Quale il possibile futuro dei nostri sistemi democratic­i? La limitata esperienza storica dei regimi democratic­i non consente certezze: vi sono state democrazie che dopo momenti di profonda crisi hanno ritrovato un equilibrio istituzion­ale e di corretta partecipaz­ione politica. Ma vi sono state democrazie che sono precipitat­e in regimi autoritari illiberali. Forse possiamo non avere dubbi sul futuro di Inghilterr­a, Francia, Germania, o anche Stati Uniti. Ma quale sarà il futuro dell’ungheria, della Polonia, e temo dell’austria o dell’italia? Molto dipenderà dalla tenuta dell’unione Europea.

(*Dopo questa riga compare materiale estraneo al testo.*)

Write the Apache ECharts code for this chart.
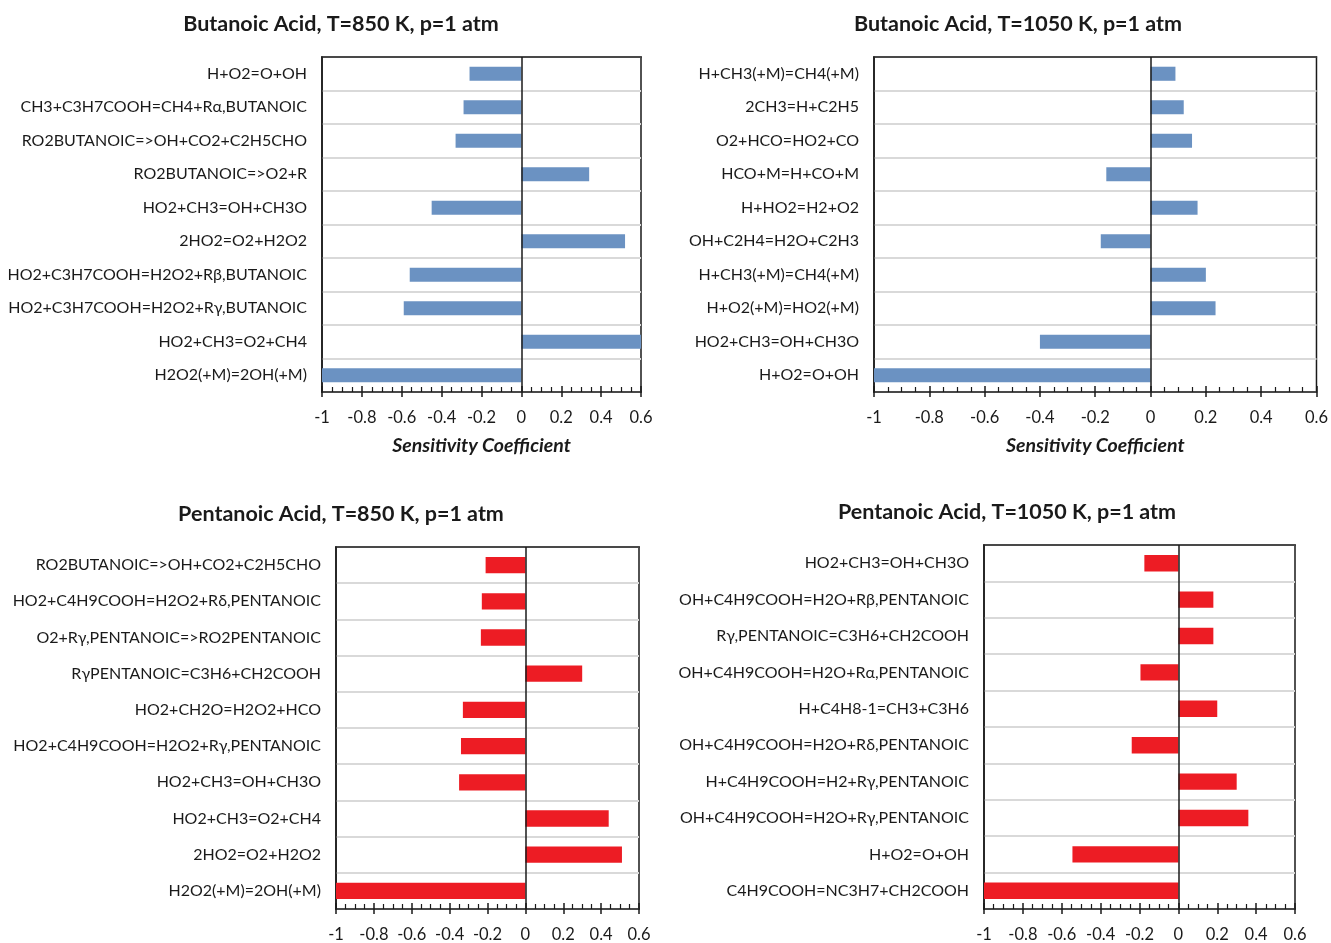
<!DOCTYPE html>
<html>
<head>
<meta charset="utf-8">
<script src="https://cdn.jsdelivr.net/npm/echarts@6/dist/echarts.min.js"></script>
<style>html,body{margin:0;padding:0;background:#fff}#c{width:1331px;height:943px}</style>
</head>
<body>
<div id="c"></div>
<script>
// ---- Data (categories listed top to bottom) ----
const titles = [
  'Butanoic Acid, T=850 K, p=1 atm',
  'Butanoic Acid, T=1050 K, p=1 atm',
  'Pentanoic Acid, T=850 K, p=1 atm',
  'Pentanoic Acid, T=1050 K, p=1 atm'
];
const xTickValues = [-1, -0.8, -0.6, -0.4, -0.2, 0, 0.2, 0.4, 0.6];
const axisName = 'Sensitivity Coefficient';

const cats1 = ['H+O2=O+OH','CH3+C3H7COOH=CH4+Rα,BUTANOIC','RO2BUTANOIC=>OH+CO2+C2H5CHO','RO2BUTANOIC=>O2+R','HO2+CH3=OH+CH3O','2HO2=O2+H2O2','HO2+C3H7COOH=H2O2+Rβ,BUTANOIC','HO2+C3H7COOH=H2O2+Rγ,BUTANOIC','HO2+CH3=O2+CH4','H2O2(+M)=2OH(+M)'];
const vals1 = [-0.26,-0.29,-0.33,0.34,-0.45,0.52,-0.56,-0.59,0.6,-1.0];

const cats2 = ['H+CH3(+M)=CH4(+M)','2CH3=H+C2H5','O2+HCO=HO2+CO','HCO+M=H+CO+M','H+HO2=H2+O2','OH+C2H4=H2O+C2H3','H+CH3(+M)=CH4(+M)','H+O2(+M)=HO2(+M)','HO2+CH3=OH+CH3O','H+O2=O+OH'];
const vals2 = [0.09,0.12,0.15,-0.16,0.17,-0.18,0.20,0.235,-0.40,-1.0];

const cats3 = ['RO2BUTANOIC=>OH+CO2+C2H5CHO','HO2+C4H9COOH=H2O2+Rδ,PENTANOIC','O2+Rγ,PENTANOIC=>RO2PENTANOIC','RγPENTANOIC=C3H6+CH2COOH','HO2+CH2O=H2O2+HCO','HO2+C4H9COOH=H2O2+Rγ,PENTANOIC','HO2+CH3=OH+CH3O','HO2+CH3=O2+CH4','2HO2=O2+H2O2','H2O2(+M)=2OH(+M)'];
const vals3 = [-0.21,-0.23,-0.235,0.30,-0.33,-0.34,-0.35,0.44,0.51,-1.0];

const cats4 = ['HO2+CH3=OH+CH3O','OH+C4H9COOH=H2O+Rβ,PENTANOIC','Rγ,PENTANOIC=C3H6+CH2COOH','OH+C4H9COOH=H2O+Rα,PENTANOIC','H+C4H8-1=CH3+C3H6','OH+C4H9COOH=H2O+Rδ,PENTANOIC','H+C4H9COOH=H2+Rγ,PENTANOIC','OH+C4H9COOH=H2O+Rγ,PENTANOIC','H+O2=O+OH','C4H9COOH=NC3H7+CH2COOH'];
const vals4 = [-0.175,0.18,0.18,-0.195,0.20,-0.24,0.30,0.36,-0.545,-1.0];

// ---- Layout ----
const FONT = 'Lato';
const panels = [
  {cats: cats1, vals: vals1, color: '#6b92c2', grid: {left: 322, top: 57, width: 319, height: 335}, title: {x: 336, y: 8}, showName: true, barW: '42%'},
  {cats: cats2, vals: vals2, color: '#6b92c2', grid: {left: 874, top: 57, width: 443, height: 335}, title: {x: 1013, y: 8}, showName: true, barW: '42%'},
  {cats: cats3, vals: vals3, color: '#ed1c24', grid: {left: 336, top: 547, width: 303, height: 365}, title: {x: 336, y: 498}, showName: false, barW: '45%'},
  {cats: cats4, vals: vals4, color: '#ed1c24', grid: {left: 984, top: 545, width: 311, height: 367}, title: {x: 1002, y: 496}, showName: false, barW: '45%'}
];

const option = {
  animation: false,
  backgroundColor: '#fff',
  title: [], grid: [], xAxis: [], yAxis: [], series: []
};

panels.forEach((p, i) => {
  option.title.push({
    text: titles[i], left: p.title.x, top: p.title.y, textAlign: 'center',
    textStyle: {fontFamily: FONT, fontWeight: 'bold', fontSize: 21.5, color: '#1a1a1a'}
  });
  option.grid.push(Object.assign({show: true, borderColor: '#1a1a1a', borderWidth: 1.5, backgroundColor: 'transparent', containLabel: false}, p.grid));
  // main x axis: labels + outward major ticks
  option.xAxis.push({
    type: 'value', gridIndex: i, min: -1, max: 0.6, interval: 0.2,
    axisLine: {show: true, lineStyle: {color: '#1a1a1a', width: 1.5}},
    axisTick: {show: true, inside: false, length: 5, lineStyle: {color: '#1a1a1a', width: 1.5}},
    splitLine: {show: false},
    axisLabel: {fontFamily: FONT, fontSize: 16.5, color: '#1a1a1a', margin: 17,
      formatter: v => { const t = xTickValues.find(x => Math.abs(x - v) < 1e-9); return t === undefined ? '' : String(t); }},
    name: p.showName ? axisName : '', nameLocation: 'middle', nameGap: 44,
    nameTextStyle: {fontFamily: FONT, fontWeight: 'bold', fontStyle: 'italic', fontSize: 19.5, color: '#1a1a1a'}
  });
  // secondary x axis: inward major + minor ticks
  option.xAxis.push({
    type: 'value', gridIndex: i, min: -1, max: 0.6, interval: 0.2, position: 'bottom',
    axisLine: {show: false},
    axisTick: {show: true, inside: true, length: 6, lineStyle: {color: '#1a1a1a', width: 1.5}},
    minorTick: {show: true, splitNumber: 4, length: 5, lineStyle: {color: '#1a1a1a', width: 1.2}},
    axisLabel: {show: false}, splitLine: {show: false}
  });
  // top border axis
  option.xAxis.push({
    type: 'value', gridIndex: i, min: -1, max: 0.6, interval: 0.2, position: 'top', z: 5,
    axisLine: {show: true, lineStyle: {color: '#1a1a1a', width: 1.5}},
    axisTick: {show: false}, axisLabel: {show: false}, splitLine: {show: false}
  });
  option.yAxis.push({
    type: 'category', gridIndex: i, data: p.cats, inverse: true,
    axisLine: {show: true, onZero: false, lineStyle: {color: '#1a1a1a', width: 1.5}},
    axisTick: {show: false},
    splitLine: {show: true, lineStyle: {color: '#d9d9d9', width: 2}},
    axisLabel: {fontFamily: FONT, fontSize: 16, color: '#1a1a1a', margin: 15, interval: 0}
  });
  option.series.push({
    type: 'bar', xAxisIndex: i * 3, yAxisIndex: i, data: p.vals, barWidth: p.barW,
    itemStyle: {color: p.color},
    markLine: {silent: true, symbol: 'none', label: {show: false},
      lineStyle: {color: '#1a1a1a', width: 1.5, type: 'solid'}, data: [{xAxis: 0}]}
  });
});

const chart = echarts.init(document.getElementById('c'), null, {renderer: 'canvas'});
chart.setOption(option);
</script>
</body>
</html>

In buona sostanza, o si tornerà a sistemi fondati sul ruolo di classi dirigenti competenti e legittimat­e dal riconoscim­ento popolare, o si scadrà in forme autoritari­e ove la volontà dei singoli cittadini verrà manipolata, e ove anche le istituzion­i fondamenta­li della liberal-democrazia saranno revocate per essere sostituite in un rapporto diretto con il popolo dalla volontà di un «capo politico». L’europa ha già conosciuto simili momenti e simili leader: li ha chiamati «Dux», «Fuhrer», «Conducator», «Caudillo». Al di là della terminolog­ia e dei simboli, essi sono un monito a ricordare che la democrazia è una costruzion­e fragile che può venir meno con facilità. Gli italiani sembrano oggi non esserne coscienti.